Paramiko session scope

I have some doubts about Paramiko. If I do the standard code found in internet:

ssh = paramiko.SSHClient()
ssh.set_missing_host_key_policy(paramiko.AutoAddPolicy())
ssh.connect(hostname='remote_host', username='...', password='...')
// TODO
ssh.close()

Let's say I have some kind of JDBC connector and I try to connect to a database placing the code below within the TODO section

ssh.connect(hostname='remote_host', username='...', password='...')
connector.connect(database_params...)
ssh.close()

My question is. In that case the client of the database server would be remote_host or my local machine where the Python script is being executed?


Or the right way would be using sshtunnel? like so:

with open_tunnel(
    ('remote_host', '22'),
    ssh_username=...,
    ssh_password=...,
    remote_bind_address=('DB_ADDRESS', 'DB_PORT')
    local_bind_address=('SOME_IP', 'SOME_PORT')
) as server:
    connector.connect(db_host='SOME_IP', db_port='SOME_PORT', ...)

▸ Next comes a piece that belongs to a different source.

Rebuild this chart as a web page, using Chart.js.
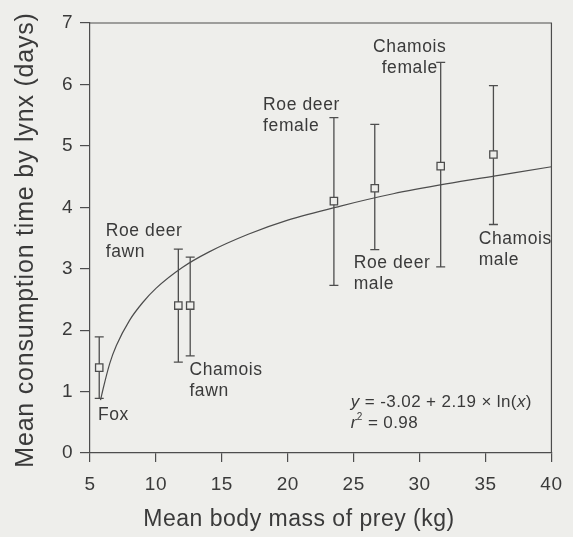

Is there any difference between those two approaches?
Thanks in advance.

Upvotes: 0

Views: 344

Answers (1)

Martin Prikryl
Martin Prikryl

Reputation: 202504

Opening SSH connection using Paramiko or any other way, has no effect whatsoever on your database connection, nor any other connections, nor a file access, nor command execution. So your first code has no chance of doing, what you want.

Everything you want to do via the SSH connection, you need to do via the Paramiko API.

And that's what open_tunnel does, internally.

For an equivalent standalone code, see forward_tunnel function in Paramiko forward.py demo.